Ya cuando se han marchado todos los acusadores, entonces Jesús se incorpora y espera a que la mujer, toda temblorosa, se acerque hasta Él: «Mujer, ¿dónde están tus acusadores? ¿Ninguno te ha condenado?». «Ninguno, Señor», respondió ella con grandísimo respeto, humildad y confusión. «Pues tampoco yo te condeno. Vete y en adelante no peques más». ¡Qué maravillosas palabras, brotadas directamente del corazón de Dios! Jesús era el único que, en justicia, podía condenarla, porque Él no tenía pecado. Y, sin embargo, su actitud es de inmensa piedad y compasión, de ternura y misericordia hacia esa pobre mujer.

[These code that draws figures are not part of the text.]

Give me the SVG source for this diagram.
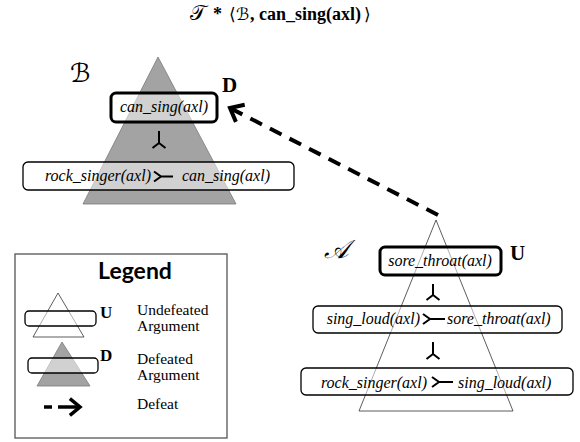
<svg xmlns="http://www.w3.org/2000/svg" width="580" height="442" viewBox="0 0 580 442">
<style>
.bg{fill:#ffffff}
.tri-d{fill:#a3a3a3;stroke:#7a7a7a;stroke-width:0.8}
.tri-u{fill:#ffffff;stroke:#333333;stroke-width:0.8}
.box{fill:#ffffff;fill-opacity:0.5;stroke:#000000;stroke-width:1.3}
.box-top{fill:#ffffff;fill-opacity:0.5;stroke:#000000;stroke-width:3}
.lit{font-family:"Liberation Serif","Times New Roman",serif;font-style:italic;font-size:16px;fill:#000}
.sym{fill:none;stroke:#000;stroke-width:2;stroke-linecap:butt}
.mark{font-family:"Liberation Serif","Times New Roman",serif;font-weight:bold;font-size:21px;fill:#000}
.script{font-family:"DejaVu Serif","DejaVu Sans",serif;font-style:italic;font-size:26px;fill:#000}
.title{font-family:"Liberation Serif","Times New Roman",serif;font-weight:bold;font-size:18px;fill:#000}
.title-sym{font-family:"DejaVu Serif","DejaVu Sans",serif;font-size:17px;fill:#000}
.leg-text{font-family:"Liberation Serif","Times New Roman",serif;font-size:15.5px;fill:#000}
.leg-title{font-family:Lato,"Open Sans",sans-serif;font-weight:bold;font-size:23px;fill:#000}
.leg-mark{font-family:"Liberation Serif","Times New Roman",serif;font-weight:bold;font-size:17px;fill:#000}
.defeat{fill:none;stroke:#000;stroke-width:4}
</style>
<defs>
<marker id="chev" viewBox="-5 -4 6 8" markerWidth="6" markerHeight="8" refX="0" refY="0" orient="auto" markerUnits="strokeWidth" overflow="visible">
<path d="M-2.9,-2.4 L0,0 L-2.9,2.4" fill="none" stroke="#000" stroke-width="1" stroke-linejoin="miter"/>
</marker>
</defs>
<rect class="bg" x="0" y="0" width="580" height="442"/>

<g id="title">
<text class="title-sym" x="190" y="20" style="font-size:21px">𝒯</text>
<text class="title" x="213" y="20">*</text>
<text class="title-sym" x="229" y="20" style="font-family:'Liberation Serif',serif">⟨</text>
<text class="title-sym" x="236" y="20" style="font-style:italic">ℬ</text>
<text class="title" x="250" y="20">,</text>
<text class="title" x="259" y="20">can_sing(axl)</text>
<text class="title-sym" x="364" y="20" style="font-family:'Liberation Serif',serif">⟩</text>
</g>

<g id="argB">
<polygon class="tri-d" points="158,57 236,204 83,204"/>
<text class="script" x="70" y="82">ℬ</text>
<text class="mark" x="222" y="92">D</text>
<g id="B-concl">
<rect class="box-top" x="111" y="93" width="106" height="29" rx="5"/>
<text class="lit" x="164" y="112" text-anchor="middle">can_sing(axl)</text>
</g>
<path class="sym" d="M159,131 V143 L152.5,148 M159,143 L165.5,148"/>
<g id="B-rule">
<rect class="box" x="23" y="162" width="271" height="28" rx="5"/>
<text class="lit" x="151" y="181" text-anchor="end">rock_singer(axl)</text>
<path class="sym" d="M154,171.5 L161,176.5 L154,181.5 M161,176.5 H173"/>
<text class="lit" x="182" y="181">can_sing(axl)</text>
</g>
</g>

<g id="argA">
<polygon class="tri-u" points="436,220 513,411 359,411"/>
<text class="script" x="324" y="258">𝒜</text>
<text class="mark" x="510" y="260">U</text>
<g id="A-concl">
<rect class="box-top" x="380" y="247" width="121" height="28" rx="5"/>
<text class="lit" x="440" y="266" text-anchor="middle">sore_throat(axl)</text>
</g>
<path class="sym" d="M433,284 V295 L426.5,300 M433,295 L439.5,300"/>
<g id="A-rule1">
<rect class="box" x="313" y="306" width="249" height="27" rx="5"/>
<text class="lit" x="420" y="324" text-anchor="end">sing_loud(axl)</text>
<path class="sym" d="M423,314 L430,319 L423,324 M430,319 H445"/>
<text class="lit" x="447" y="324">sore_throat(axl)</text>
</g>
<path class="sym" d="M433,342 V354 L426.5,359 M433,354 L439.5,359"/>
<g id="A-rule2">
<rect class="box" x="301" y="368" width="272" height="27" rx="5"/>
<text class="lit" x="427" y="388" text-anchor="end">rock_singer(axl)</text>
<path class="sym" d="M432,377 L439,382 L432,387 M439,382 H453"/>
<text class="lit" x="458" y="388">sing_loud(axl)</text>
</g>
</g>

<g id="connectors">
<line class="defeat" x1="438" y1="215" x2="230" y2="108" stroke-dasharray="13 9" marker-end="url(#chev)"/>
</g>

<g id="legend">
<rect x="15" y="254" width="212" height="184" fill="#fff" stroke="#555" stroke-width="1.3"/>
<text class="leg-title" x="135" y="279" text-anchor="middle">Legend</text>
<polygon class="tri-u" points="58,293 84,337 33,337"/>
<rect class="box" x="25" y="311" width="71" height="15" rx="4"/>
<text class="leg-mark" x="100" y="318">U</text>
<text class="leg-text" x="137" y="315">Undefeated</text>
<text class="leg-text" x="137" y="331">Argument</text>
<polygon class="tri-d" points="62,342 90,386 37,386"/>
<rect class="box" x="28" y="358" width="70" height="15" rx="4"/>
<text class="leg-mark" x="100" y="361">D</text>
<text class="leg-text" x="137" y="364">Defeated</text>
<text class="leg-text" x="137" y="380">Argument</text>
<line x1="44" y1="407" x2="52" y2="407" stroke="#000" stroke-width="3.5"/>
<line x1="58" y1="407" x2="80" y2="407" stroke="#000" stroke-width="3.5" marker-end="url(#chev)"/>
<text class="leg-text" x="137" y="409">Defeat</text>
</g>
</svg>
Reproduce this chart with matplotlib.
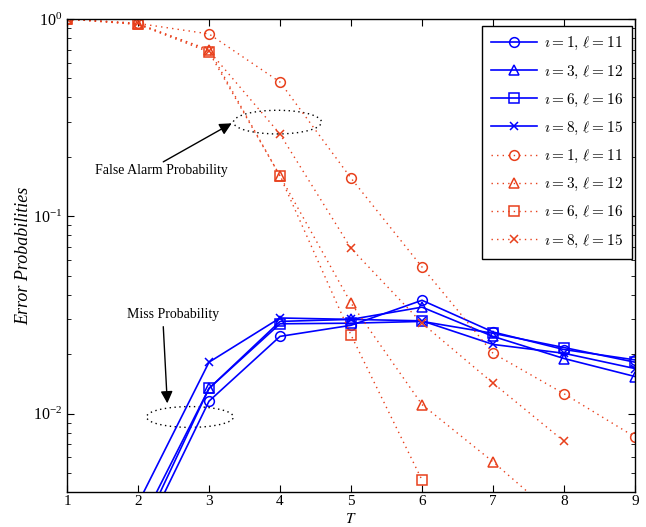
import numpy as np
import matplotlib
matplotlib.use("Agg")
import matplotlib.pyplot as plt
from matplotlib.patches import Ellipse
from matplotlib.ticker import LogLocator, NullFormatter
from matplotlib.font_manager import FontProperties

nan = np.nan
T = [1, 2, 3, 4, 5, 6, 7, 8, 9]
labels = [r"$\imath = 1,\, \ell = 11$", r"$\imath = 3,\, \ell = 12$",
          r"$\imath = 6,\, \ell = 16$", r"$\imath = 8,\, \ell = 15$"]
markers = ["o", "^", "s", "x"]

# Miss probability (blue, solid)
miss_1 = [nan, 0.0021, 0.01155, 0.0246, 0.0280, 0.0375, 0.0259, 0.0211, 0.0187]
miss_3 = [nan, 0.0026, 0.0134, 0.0293, 0.0300, 0.0346, 0.0246, 0.0190, 0.0154]
miss_6 = [nan, 0.0023, 0.0134, 0.0285, 0.0287, 0.0293, 0.0255, 0.0216, 0.0182]
miss_8 = [nan, 0.0035, 0.0182, 0.0305, 0.0300, 0.0295, 0.0224, 0.0202, 0.0169]

# False alarm probability (red, dotted)
fa_1 = [1.0, 0.95, 0.84, 0.479, 0.156, 0.0553, 0.0202, 0.0126, 0.0076]
fa_3 = [1.0, 0.94, 0.70, 0.160, 0.0363, 0.0111, 0.00569, 0.00277, nan]
fa_6 = [1.0, 0.94, 0.68, 0.160, 0.0250, 0.0046, nan, nan, nan]
fa_8 = [1.0, 0.95, 0.69, 0.261, 0.0688, 0.0287, 0.01426, 0.00723, nan]

blue = "#0000FF"
red = "#E8401C"

plt.rcParams["font.family"] = ["Liberation Serif", "DejaVu Serif"]
plt.rcParams["mathtext.fontset"] = "stix"

fig = plt.figure(figsize=(6.46, 5.27), dpi=100)
ax = fig.add_axes([67/646, 1-492/527, 568/646, 473/527])

for y, m, lab in zip([miss_1, miss_3, miss_6, miss_8], markers, labels):
    ax.plot(T, y, color=blue, lw=1.2, marker=m, ms=7 if m != "x" else 6,
            mfc="none", mec=blue, mew=1.1, label=lab)
for y, m, lab in zip([fa_1, fa_3, fa_6, fa_8], markers, labels):
    ax.plot(T, y, color=red, lw=1.0, ls=(0, (1, 3)), marker=m,
            ms=7 if m != "x" else 6, mfc="none", mec=red, mew=1.1, label=lab)

ax.set_yscale("log")
ax.set_xlim(1, 9)
ax.set_ylim(0.004, 1)
ax.set_xticks(T)
ax.yaxis.set_minor_locator(LogLocator(base=10, subs=np.arange(2, 10)))
ax.yaxis.set_minor_formatter(NullFormatter())
ax.tick_params(which="both", direction="in", top=True, right=True, labelsize=11.5)
ax.tick_params(axis="x", pad=2.5, labelsize=11)
ax.tick_params(which="major", length=5)
ax.tick_params(which="minor", length=3)
for s in ax.spines.values():
    s.set_linewidth(1.0)

ax.set_xlabel("$T$", fontsize=11, va="baseline")
ax.xaxis.set_label_coords(0.5, -0.0655)
ax.set_ylabel("Error Probabilities", fontsize=13, style="italic", labelpad=0)

legprop = FontProperties(family="Liberation Serif", size=11, math_fontfamily="cm")
leg = ax.legend(loc="upper right", prop=legprop, handlelength=3.0,
                handletextpad=0.45, labelspacing=0.72, borderpad=0.6,
                borderaxespad=0, fancybox=False, framealpha=1, edgecolor="k",
                bbox_to_anchor=(0.9947, 0.985))
leg.get_frame().set_linewidth(1.0)

# annotations
ax.add_patch(Ellipse((0.3705, 0.782), 0.155, 0.050, transform=ax.transAxes,
                     fill=False, ls=(0, (1, 2.5)), lw=1.0, ec="k"))
ax.add_patch(Ellipse((0.2165, 0.1586), 0.153, 0.044, transform=ax.transAxes,
                     fill=False, ls=(0, (1, 2.5)), lw=1.0, ec="k"))
ax.annotate("", xy=(0.290, 0.7795), xytext=(0.1695, 0.698),
            xycoords="axes fraction", textcoords="axes fraction",
            arrowprops=dict(arrowstyle="-|>", color="k", lw=1.0,
                            mutation_scale=18, shrinkA=0, shrinkB=0))
ax.text(0.167, 0.679, "False Alarm Probability", transform=ax.transAxes,
        ha="center", va="center", fontsize=10)
ax.annotate("", xy=(0.1766, 0.1875), xytext=(0.1695, 0.3495),
            xycoords="axes fraction", textcoords="axes fraction",
            arrowprops=dict(arrowstyle="-|>", color="k", lw=1.0,
                            mutation_scale=18, shrinkA=0, shrinkB=0))
ax.text(0.186, 0.376, "Miss Probability", transform=ax.transAxes,
        ha="center", va="center", fontsize=10)

fig.savefig("out.png", dpi=100)
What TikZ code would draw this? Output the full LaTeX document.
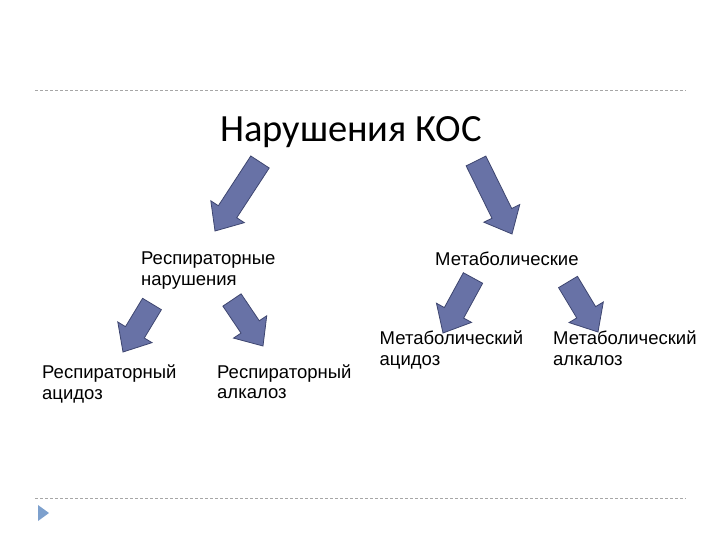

Veinte siglos después, en los países de raíces supuestamente cristianas, seguimos viviendo en una sociedad donde con frecuencia la mujer no puede moverse libremente sin temer al varón. La violación, el maltrato y la humillación no son algo imaginario. Al contrario, constituyen una de las violencias más arraigadas y que más sufrimiento genera. Jesús, al perdonar a la mujer y al perdonarnos a cada uno de nosotros, nunca nos humilla. Nos respeta, nos eleva, nos dignifica. Y, sobre todo, nos lleva al Corazón del Padre, a la experiencia del amor infinito de Dios. Si así es la misericordia del Padre, ¿cómo no acercarnos a pedirle perdón y a reconciliarnos con Él? El Señor nos espera en el sacramento de la reconciliación en este tiempo de conversión para darnos su perdón y su amor y para decirle a cada uno: «yo tampoco te condeno, vete y en adelante no peques más».

El jueves tenemos la oportunidad de celebrar comunitariamente el sacramento de la reconciliación, que es la fiesta del perdón; no lo desaprovechemos.